Das Seminar zielte darauf ab, durch die zeitgemäße Anwendung der Pisé-Bauweise den traditionellen Lehmbau in Weilburg zu revitalisieren und damit die lokale Identität stärken. Dies wurde mit dem Entwurfsstudio „Pisé-Haus“ fortgeführt. Das dabei neu geplante Gebäude sollte als Informations- und Weiterbildungszentrum rund um das Thema Lehmbau fungieren und verschiedene Nutzungen wie Schulungsräume, Lehmbauwerkstatt, Herberge und Gastronomie vereinen. Dabei lag der Fokus der Lehrenden auf Lehm als zentralen Baumaterial sowie auf der Betonung von Kreislaufwirtschaft, regionaler und einfacher traditioneller Bauweise. Zudem wurde eine klare konstruktive und städtebauliche Präzisierung der Konzepte angestrebt, die durch verschiedene Modellbauarbeiten vertieft wurde. Unter anderem sollten die Studierenden hierzu detaillierte Ausschnittsmodelle des Innenraumes im Maßstab 1:20 erstellen. Atmosphärische Modellbaufotografien sollten Raumwirkung, Lichtstimmung und Proportionen in Verbindung mit der Materialwahl veranschaulichen.

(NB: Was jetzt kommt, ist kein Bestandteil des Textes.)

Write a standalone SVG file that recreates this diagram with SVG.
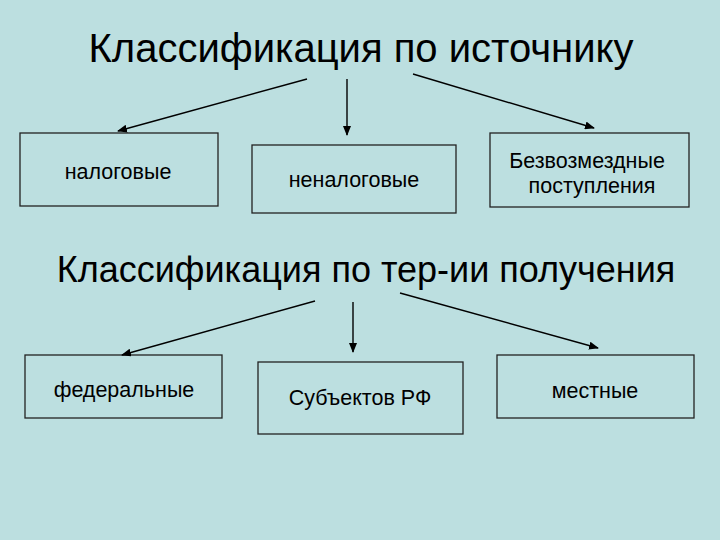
<svg xmlns="http://www.w3.org/2000/svg" width="720" height="540" viewBox="0 0 720 540">
<defs>
<marker id="ah" markerWidth="10" markerHeight="8" refX="9" refY="4" orient="auto" markerUnits="userSpaceOnUse">
<path d="M0,0 L10,4 L0,8 Z" fill="#000"/>
</marker>
<style>
.box{fill:#bcdfe0;stroke:#222;stroke-width:1.3}
.t{font-family:"Liberation Sans",Arial,sans-serif;fill:#000;text-anchor:middle}
.n{font-size:21.5px}
.h{font-size:40px}
.c line{stroke:#000;stroke-width:1.4;marker-end:url(#ah)}
</style>
</defs>
<rect width="720" height="540" fill="#bcdfe0"/>
<text class="t h" x="361" y="62">Классификация по источнику</text>
<text class="t h" x="366" y="282" style="font-size:36px">Классификация по тер-ии получения</text>
<g id="n1"><rect class="box" x="20" y="133" width="198" height="73"/><text class="t n" x="118" y="179">налоговые</text></g>
<g id="n2"><rect class="box" x="252" y="145" width="204" height="68"/><text class="t n" x="354" y="187">неналоговые</text></g>
<g id="n3"><rect class="box" x="490" y="133" width="199" height="74"/><text class="t n" x="587" y="168">Безвозмездные</text><text class="t n" x="592" y="193">поступления</text></g>
<g id="n4"><rect class="box" x="25" y="355" width="197" height="63"/><text class="t n" x="124" y="397">федеральные</text></g>
<g id="n5"><rect class="box" x="258" y="362" width="205" height="72"/><text class="t n" x="360" y="405">Субъектов РФ</text></g>
<g id="n6"><rect class="box" x="497" y="355" width="197" height="63"/><text class="t n" x="595" y="398">местные</text></g>
<g class="c">
<line x1="307" y1="79" x2="118" y2="131"/>
<line x1="347" y1="79" x2="347" y2="135"/>
<line x1="413" y1="74" x2="594" y2="128"/>
<line x1="315" y1="301" x2="122" y2="355"/>
<line x1="353" y1="302" x2="353" y2="352"/>
<line x1="400" y1="293" x2="598" y2="348"/>
</g>
</svg>
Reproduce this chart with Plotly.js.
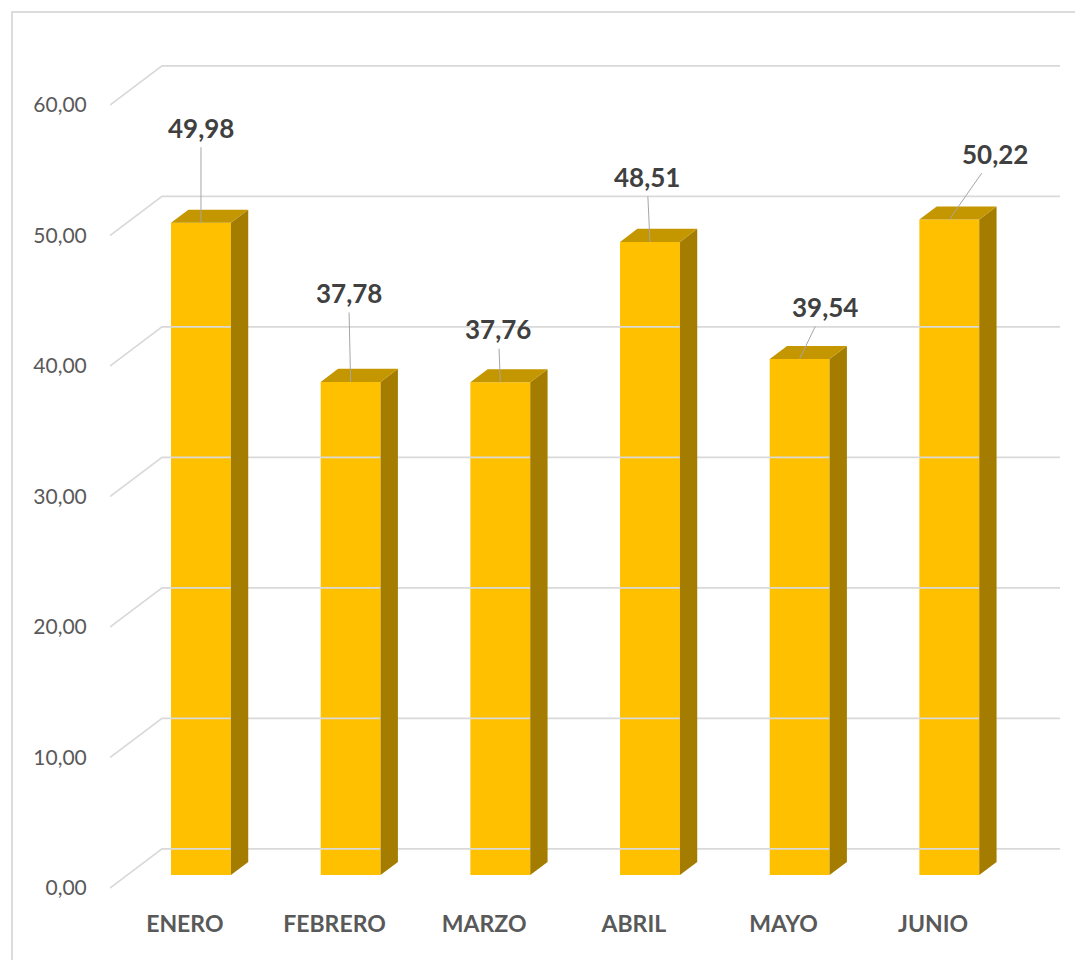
<!DOCTYPE html>
<html>
<head>
<meta charset="utf-8">
<script src="https://cdn.plot.ly/plotly-3.0.1.min.js"></script>
<style>
  html, body { margin: 0; padding: 0; background: #ffffff; }
  #wrap { position: relative; width: 1075px; height: 960px; overflow: hidden; }
  #frame { position: absolute; left: 11px; top: 11px; width: 1100px; height: 1000px;
           border-left: 2px solid #DCDCDC; border-top: 2px solid #DCDCDC; box-sizing: border-box; }
  #chart { position: absolute; left: 0; top: 0; width: 1075px; height: 960px; }
</style>
</head>
<body>
<div id="wrap">
  <div id="frame"></div>
  <div id="chart"></div>
</div>
<script>
// ---- data ----
const months = ["ENERO", "FEBRERO", "MARZO", "ABRIL", "MAYO", "JUNIO"];
const values = [49.98, 37.78, 37.76, 48.51, 39.54, 50.22];
const yTicks = [0, 10, 20, 30, 40, 50, 60];

// ---- pseudo-3D geometry (category units / value units) ----
const DX = 0.3474;   // depth along x
const DY = 3.0;      // depth along y
const BW = 0.4;      // bar width
const FRONT = "#FFC000", SIDE = "#A47C00", TOP = "#C49600";

// label offsets in pixels (text relative to bar top)
const labelOffsets = [[0, -95], [-2, -89], [-2, -53], [-3, -65], [25, -52], [46, -66]];

const n = months.length;
const catX = months.map((m, i) => i + 0.5);
const barX = catX.map(x => x + DX / 3 - 0.008);

// gridlines: back wall + left side wall diagonals
const gx = [], gy = [];
yTicks.forEach(v => {
  gx.push(0, DX, n + DX, null);
  gy.push(v, v + DY, v + DY, null);
});

// side and top faces
const sx = [], sy = [], tx = [], ty = [];
values.forEach((v, i) => {
  const xl = barX[i] - BW / 2, xr = barX[i] + BW / 2;
  const b0 = DY / 3, b1 = 2 * DY / 3;
  sx.push(xr, xr + DX / 3, xr + DX / 3, xr, xr, null);
  sy.push(b0, b1, v + b1, v + b0, b0, null);
  tx.push(xl, xl + DX / 3, xr + DX / 3, xr, xl, null);
  ty.push(v + b0, v + b1, v + b1, v + b0, v + b0, null);
});

const traces = [
  { type: "scatter", mode: "lines", x: gx, y: gy, line: { color: "#D9D9D9", width: 1.6 },
    hoverinfo: "skip", showlegend: false, connectgaps: false },
  { type: "bar", x: barX, y: values, base: DY / 3, width: BW,
    marker: { color: FRONT, line: { width: 0 } }, showlegend: false, hoverinfo: "skip" },
  { type: "scatter", mode: "lines", x: sx, y: sy, fill: "toself", fillcolor: SIDE,
    line: { width: 0, color: SIDE }, showlegend: false, hoverinfo: "skip" },
  { type: "scatter", mode: "lines", x: tx, y: ty, fill: "toself", fillcolor: TOP,
    line: { width: 0, color: TOP }, showlegend: false, hoverinfo: "skip" }
];

const annotations = values.map((v, i) => ({
  x: barX[i], y: v + DY / 3, xref: "x", yref: "y",
  text: v.toFixed(2).replace(".", ","),
  showarrow: true, arrowhead: 0, arrowwidth: 1, arrowcolor: "#A6A6A6",
  ax: labelOffsets[i][0], ay: labelOffsets[i][1], borderpad: 3,
  font: { family: "Lato, 'Open Sans', sans-serif", size: 26, color: "#404040", weight: 700 }
}));

// pixel mapping: y=0 (front) at 888px, 13.05 px per unit
const T = 20, B = 60, PXU = 13.05;
const yTop = (888 - T) / PXU, yBot = (888 - (960 - B)) / PXU;

const layout = {
  width: 1075, height: 960,
  margin: { l: 110, r: 15, t: T, b: B, pad: 0 },
  paper_bgcolor: "rgba(0,0,0,0)", plot_bgcolor: "rgba(0,0,0,0)",
  separators: ",.",
  showlegend: false,
  barmode: "overlay",
  xaxis: {
    range: [0, n + DX], showgrid: false, zeroline: false, showline: false,
    tickmode: "array", tickvals: catX, ticktext: months,
    ticks: "outside", ticklen: 3, tickcolor: "rgba(0,0,0,0)",
    tickfont: { family: "Lato, 'Open Sans', sans-serif", size: 23, color: "#595959", weight: 700 },
    fixedrange: true
  },
  yaxis: {
    range: [yBot, yTop], showgrid: false, zeroline: false, showline: false,
    tickmode: "array", tickvals: yTicks, tickformat: ".2f",
    ticks: "outside", ticklen: 18, tickcolor: "rgba(0,0,0,0)",
    tickfont: { family: "Lato, 'Open Sans', sans-serif", size: 21, color: "#595959" },
    fixedrange: true
  },
  annotations: annotations,
  hovermode: false
};

Plotly.newPlot("chart", traces, layout, { staticPlot: true, displayModeBar: false });
</script>
</body>
</html>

Bestand als Ressource im „Stadtlabor“

Von der kulturellen Identität einer traditionellen Bauweise führte es die Lehrenden im folgenden Studio zu einer, die aus dem Bestehenden hervorgeht. Im Entwurfsstudio „Stadtlabor“ setzten sich die Studierenden mit der Umwandlung von Bestandsgebäuden als dauerhafte CO₂-Speicher mit sozialer und kultureller Identität auseinander. Sie wurden aufgefordert, Szenarien für den Umbau und die Erweiterung des vom Abriss bedrohten ehemaligen Gesundheitshauses in München zu entwerfen. Ziel war es, aus der temporären Nutzung einen Ort zu schaffen, der Kreativität, Wirtschaft, Wohnen, Ausstellungen, Konsum, Leben und Austausch vereint. Der Kurs legte dabei besonderen Wert auf die Vermittlung von entwurflichen Fähigkeiten und die Bewusstseinsschärfung für den sinnvollen und nachhaltigen Umgang mit dem gebauten Erbe voriger Generationen. Die Studierenden erstellten dabei Umgebungs- und Bestandsmodelle in verschiedenen Maßstäben sowie ebenfalls ein 1:20 Innenraummodell, um sich im Prozess und über die Modellbaufotografie haptisch mit den räumlichen und materiellen Gegebenheiten des Bestands und der neu zu entwerfenden Elemente auseinanderzusetzen.